I can;t really tell what you're doing. C++20 lexes import (&module) declarations as preprocessor directives. the parser must also recognize only such declarations that came through from lexing such directives. It is unrelated to #import. GCC's implementation drops the preprocessor into directive mode if it sees 'module' or 'import' (optionally preceeded by 'export') at the start of a line[1]. Those keywords are converted to unspellable internal tokens that the parser recognizes to parse module and import declarations. An end-of-pragma token is injected at the end-of-line, and again the parser expects that after the terminating ';'. (it's leveraging the pragma machinery)

[1] it also peeks the next non-white-space token for '<', '", or <begin-identifier-char>, as specified in the std.

occurrences of 'module' and 'import' that are not lexed that way go through as regular identifier tokens, not keywords.

oh, also in 'import "bob";', "bob" needs to be lexed as a #include name, not a string. (and likewise 'import <bob>;') Hence treating these lines in the preprocessor in directive-processing-mode was the way GCC went.

clang/test/Modules/P1703R1.cpp
49–50

This confuses me. That's a stray 'export' token, followed by a well-formed import-directive

52

that second 'import' is not a token, it's an identifier. This is an ill-formed import-directive with unexpected tokens afte the first ';' You seem to be dropping into lex-import-mode not at the start of a line?

72

what is meant by 'normal'? many of these look ill-formed to me.

87

yup :) gcc tries to tell the user about the single logical-line requirement:

   inform (token->location, "perhaps insert a line break, or other"
	      " disambiguation, to prevent this being considered a"
	      " module control-line");

the expectation here is that this was pre c++20 code that fell into this lexing trap. Specifically things like:

template<typename T> class module {...};

module<mytype> x;

urnathan added a comment.EditedApr 4 2022, 5:53 AM

Ah, I'd had a thinko about what 1703 was. that's superseded by <strike>p1757</strike>wg21.link/p1857. That's what is needed. (your patch makes more sense in the 1703 context)

Ah, I'd had a thinko about what 1703 was. that's superseded by <strike>p1757</strike>wg21.link/p1857. That's what is needed. (your patch makes more sense in the 1703 context)

Ha, okay. Yes, that makes more sense. Both papers are linked in https://clang.llvm.org/cxx_status.html. Sorry for the confusion, I'll have a look at 1857R3 instead.

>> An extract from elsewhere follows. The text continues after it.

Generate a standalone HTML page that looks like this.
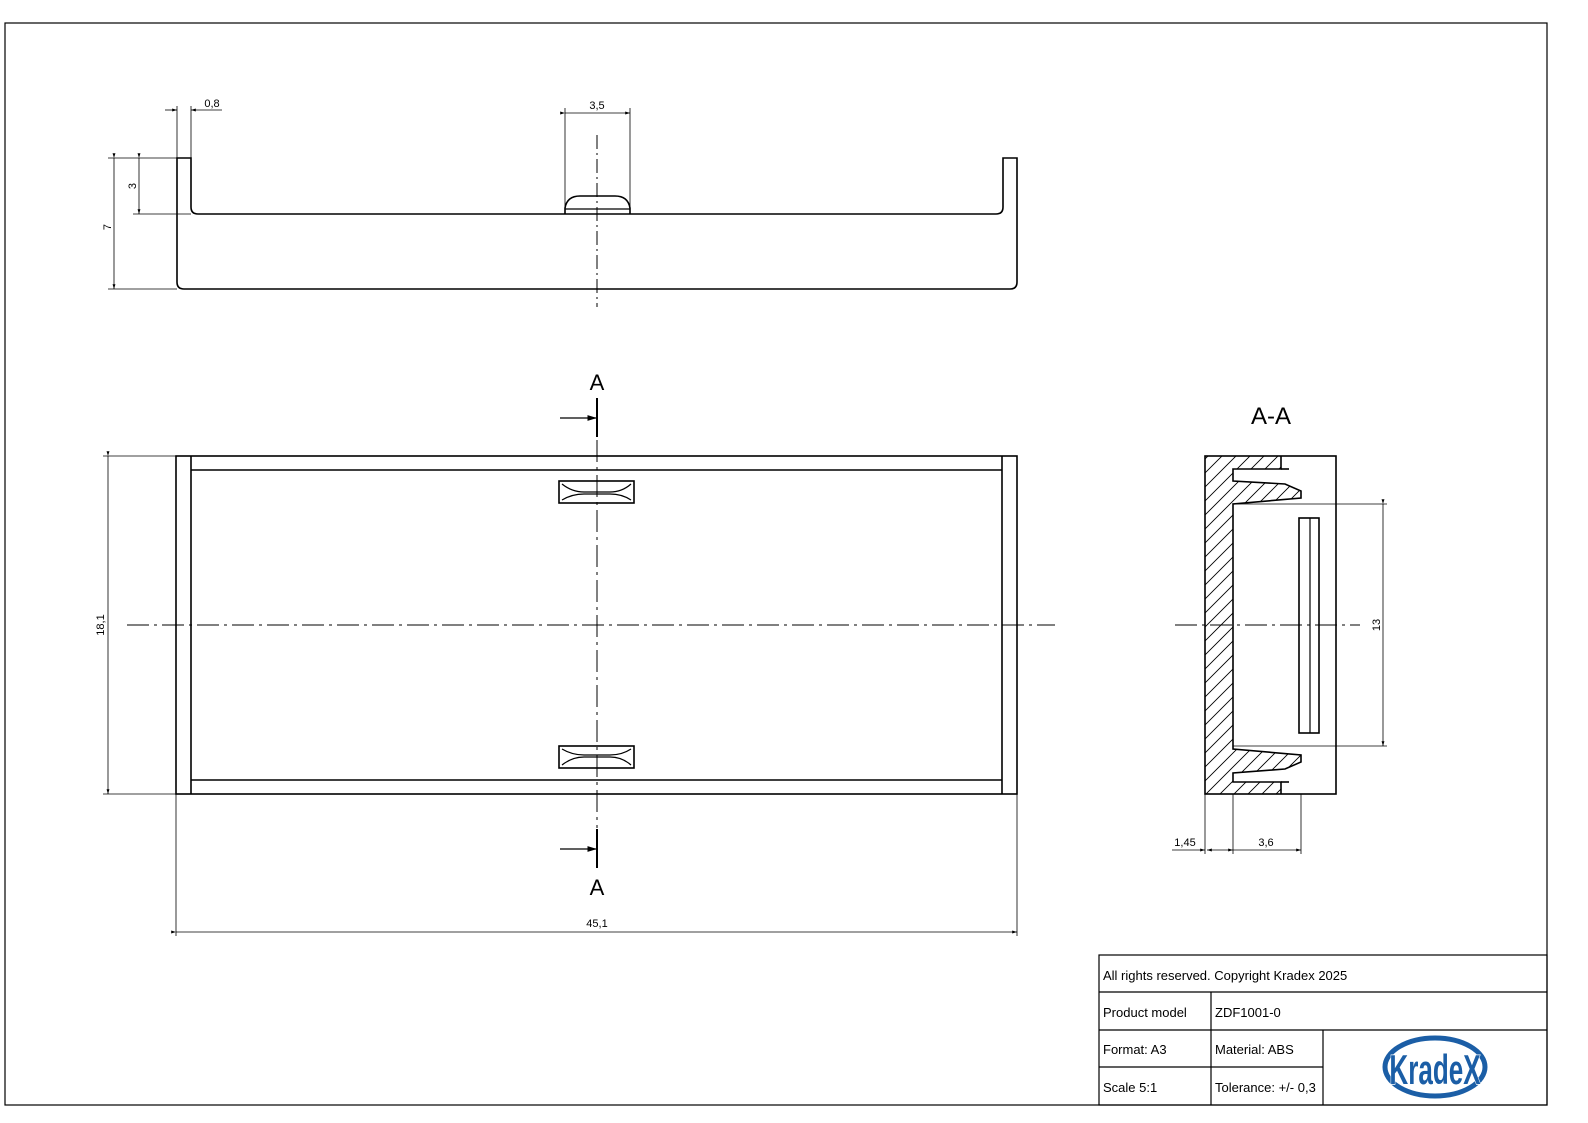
<!DOCTYPE html>
<html><head><meta charset="utf-8"><style>
html,body{margin:0;padding:0;background:#fff;overflow:hidden;width:1588px;height:1123px}
svg{display:block}
text{font-family:"Liberation Sans",sans-serif;fill:#000}
</style></head><body>
<svg width="1588" height="1123" viewBox="0 0 1588 1123" xmlns="http://www.w3.org/2000/svg">
<defs>
<marker id="ar" viewBox="0 0 10 6" refX="10" refY="3" markerWidth="8" markerHeight="5" orient="auto-start-reverse"><path d="M0,0 L10,3 L0,6z" fill="#000"/></marker>
<marker id="arb" viewBox="0 0 10 6" refX="10" refY="3" markerWidth="6" markerHeight="4" orient="auto"><path d="M0,0 L10,3 L0,6z" fill="#000"/></marker>
<clipPath id="mat"><path d="M1205,456 L1281,456 L1281,469 L1233,469 L1233,481 L1285,484 L1301,491 L1301,498 L1233,504 L1233,749 L1301,755 L1301,762 L1285,769 L1233,773 L1233,782 L1281,782 L1281,794 L1205,794Z"/></clipPath>
</defs>
<rect x="5" y="23" width="1542" height="1082" fill="none" stroke="#000" stroke-width="1.2"/>

<!-- TOP VIEW -->
<g fill="none" stroke="#000" stroke-width="1.6">
<path d="M177,158 L177,282 Q177,289 184,289 L1010,289 Q1017,289 1017,282 L1017,158 L1003,158 L1003,207 Q1003,214 996,214 L630,214 L565,214 L198,214 Q191,214 191,207 L191,158 Z"/>
<path d="M565,214 L565,208 Q567,196 580,196 L615,196 Q628,196 630,208 L630,214"/>
<path d="M565,209 L630,209" stroke-width="1.2"/>
</g>
<line x1="597" y1="135" x2="597" y2="307" stroke="#000" stroke-width="1" stroke-dasharray="14,4,2,4"/>
<g stroke="#000" stroke-width="0.8" fill="none">
<line x1="108" y1="158" x2="177" y2="158"/><line x1="108" y1="289" x2="177" y2="289"/><line x1="133" y1="214" x2="191" y2="214"/>
<line x1="114" y1="158" x2="114" y2="289" marker-start="url(#arb)" marker-end="url(#arb)"/>
<line x1="139" y1="158" x2="139" y2="214" marker-start="url(#arb)" marker-end="url(#arb)"/>
<line x1="177" y1="106" x2="177" y2="158"/><line x1="191" y1="106" x2="191" y2="158"/>
<line x1="165" y1="110" x2="177" y2="110" marker-end="url(#arb)"/>
<line x1="222" y1="110" x2="191" y2="110" marker-end="url(#arb)"/>
<line x1="565" y1="108" x2="565" y2="214"/><line x1="630" y1="108" x2="630" y2="214"/>
<line x1="565" y1="113" x2="630" y2="113" marker-start="url(#arb)" marker-end="url(#arb)"/>
</g>
<text x="212" y="107" font-size="11" text-anchor="middle">0,8</text>
<text x="597" y="109" font-size="11" text-anchor="middle">3,5</text>
<text transform="translate(111,227) rotate(-90)" font-size="11" text-anchor="middle">7</text>
<text transform="translate(136,186) rotate(-90)" font-size="11" text-anchor="middle">3</text>

<!-- MAIN VIEW -->
<g fill="none" stroke="#000" stroke-width="1.6">
<rect x="176" y="456" width="841" height="338"/>
<line x1="191" y1="456" x2="191" y2="794"/><line x1="1002" y1="456" x2="1002" y2="794"/>
<line x1="191" y1="470" x2="1002" y2="470"/><line x1="191" y1="780" x2="1002" y2="780"/>
<rect x="559" y="481" width="75" height="22"/>
<path d="M562,484 Q572,492 584,492 L610,492 Q622,492 631,484" stroke-width="1.2"/>
<path d="M562,500 Q572,494 584,494 L610,494 Q622,494 631,500" stroke-width="1.2"/>
<rect x="559" y="746" width="75" height="22"/>
<path d="M562,749 Q572,755 584,755 L610,755 Q622,755 631,749" stroke-width="1.2"/>
<path d="M562,765 Q572,757 584,757 L610,757 Q622,757 631,765" stroke-width="1.2"/>
</g>
<g stroke="#000" stroke-width="1" stroke-dasharray="22,5,3,5">
<line x1="127" y1="625" x2="1055" y2="625"/>
<line x1="597" y1="440" x2="597" y2="828"/>
</g>
<line x1="597" y1="398" x2="597" y2="437" stroke="#000" stroke-width="2"/>
<line x1="597" y1="829" x2="597" y2="868" stroke="#000" stroke-width="2"/>
<line x1="560" y1="418" x2="597" y2="418" stroke="#000" stroke-width="1.2" marker-end="url(#ar)"/>
<line x1="560" y1="849" x2="597" y2="849" stroke="#000" stroke-width="1.2" marker-end="url(#ar)"/>
<text x="597" y="390" font-size="22" text-anchor="middle">A</text>
<text x="597" y="895" font-size="22" text-anchor="middle">A</text>
<g stroke="#000" stroke-width="0.8">
<line x1="103" y1="456" x2="176" y2="456"/><line x1="103" y1="794" x2="176" y2="794"/>
<line x1="108" y1="456" x2="108" y2="794" marker-start="url(#arb)" marker-end="url(#arb)"/>
<line x1="176" y1="794" x2="176" y2="936"/><line x1="1017" y1="794" x2="1017" y2="936"/>
<line x1="176" y1="932" x2="1017" y2="932" marker-start="url(#arb)" marker-end="url(#arb)"/>
</g>
<text transform="translate(104,625) rotate(-90)" font-size="11" text-anchor="middle">18,1</text>
<text x="597" y="927" font-size="11" text-anchor="middle">45,1</text>

<!-- SECTION A-A -->
<text x="1271" y="424" font-size="24" text-anchor="middle">A-A</text>
<g clip-path="url(#mat)" stroke="#000" stroke-width="0.9">
<path d="M1100,900 L1500,500 M1100,886 L1500,486 M1100,872 L1500,472 M1100,858 L1500,458 M1100,844 L1500,444 M1100,830 L1500,430 M1100,816 L1500,416 M1100,802 L1500,402 M1100,788 L1500,388 M1100,774 L1500,374 M1100,760 L1500,360 M1100,746 L1500,346 M1100,732 L1500,332 M1100,718 L1500,318 M1100,704 L1500,304 M1100,690 L1500,290 M1100,676 L1500,276 M1100,662 L1500,262 M1100,648 L1500,248 M1100,634 L1500,234 M1100,620 L1500,220 M1100,606 L1500,206 M1100,592 L1500,192 M1100,578 L1500,178 M1100,564 L1500,164 M1100,550 L1500,150 M1100,536 L1500,136 M1100,522 L1500,122 M1100,508 L1500,108 M1100,914 L1500,514 M1100,928 L1500,528 M1100,942 L1500,542 M1100,956 L1500,556 M1100,970 L1500,570 M1100,984 L1500,584 M1100,998 L1500,598 M1100,1012 L1500,612 M1100,1026 L1500,626 M1100,1040 L1500,640"/>
</g>
<g fill="none" stroke="#000" stroke-width="1.6">
<rect x="1205" y="456" width="131" height="338"/>
<path d="M1281,456 L1281,469 L1233,469 L1233,481 L1285,484 L1301,491 L1301,498 L1233,504 L1233,749 L1301,755 L1301,762 L1285,769 L1233,773 L1233,782 L1281,782 L1281,794"/>
<line x1="1281" y1="469" x2="1289" y2="469"/><line x1="1281" y1="782" x2="1289" y2="782"/>
<rect x="1299" y="518" width="20" height="215"/>
<line x1="1310" y1="518" x2="1310" y2="733" stroke-width="1.2"/>
</g>
<line x1="1175" y1="625" x2="1360" y2="625" stroke="#000" stroke-width="1" stroke-dasharray="22,5,3,5"/>
<g stroke="#000" stroke-width="0.8">
<line x1="1233" y1="504" x2="1387" y2="504"/><line x1="1233" y1="746" x2="1387" y2="746"/>
<line x1="1383" y1="504" x2="1383" y2="746" marker-start="url(#arb)" marker-end="url(#arb)"/>
<line x1="1205" y1="794" x2="1205" y2="854"/><line x1="1233" y1="794" x2="1233" y2="854"/><line x1="1301" y1="794" x2="1301" y2="854"/>
<line x1="1172" y1="850" x2="1205" y2="850" marker-end="url(#arb)"/>
<line x1="1233" y1="850" x2="1207" y2="850" marker-end="url(#arb)"/>
<line x1="1233" y1="850" x2="1301" y2="850" marker-start="url(#arb)" marker-end="url(#arb)"/>
</g>
<text transform="translate(1380,625) rotate(-90)" font-size="11" text-anchor="middle">13</text>
<text x="1185" y="846" font-size="11" text-anchor="middle">1,45</text>
<text x="1266" y="846" font-size="11" text-anchor="middle">3,6</text>

<!-- TITLE BLOCK -->
<g fill="none" stroke="#000" stroke-width="1.2">
<rect x="1099" y="955" width="448" height="150"/>
<line x1="1099" y1="992" x2="1547" y2="992"/>
<line x1="1099" y1="1030" x2="1547" y2="1030"/>
<line x1="1099" y1="1067" x2="1323" y2="1067"/>
<line x1="1211" y1="992" x2="1211" y2="1105"/>
<line x1="1323" y1="1030" x2="1323" y2="1105"/>
</g>
<g font-size="13">
<text x="1103" y="980">All rights reserved. Copyright Kradex 2025</text>
<text x="1103" y="1017">Product model</text>
<text x="1215" y="1017">ZDF1001-0</text>
<text x="1103" y="1054">Format: A3</text>
<text x="1215" y="1054">Material: ABS</text>
<text x="1103" y="1092">Scale 5:1</text>
<text x="1215" y="1092">Tolerance: +/- 0,3</text>
</g>
<ellipse cx="1435" cy="1067" rx="50" ry="29" fill="none" stroke="#1b5ea6" stroke-width="5"/>
<text x="1435" y="1084" font-size="42" font-weight="bold" text-anchor="middle" fill="#1b5ea6" style="fill:#1b5ea6" transform="translate(1435,0) scale(0.62,1) translate(-1435,0)" stroke="#fff" stroke-width="1.5" paint-order="stroke">KradeX</text>
</svg>
</body></html>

BTW, I think it is helpful to add @iains's patches as parent versions to avoid conflicting.

What patches are you talking about exactly?

What patches are you talking about exactly?

I mean D121588 D121589 D121590 D121591 D122119

iains added a comment.Apr 6 2022, 3:07 AM

FWIW probably these 5 patches are pretty independent of changes to the preprocessor...
... the first four of those are extremely unlikely to clash - since they are concerned with the driver.

urnathan requested changes to this revision.Apr 6 2022, 11:12 AM

Either update this when you're ready, or abandon and create a new one for 1857.

This revision now requires changes to proceed.Apr 6 2022, 11:12 AM
tbaeder abandoned this revision.Oct 7 2022, 5:09 AM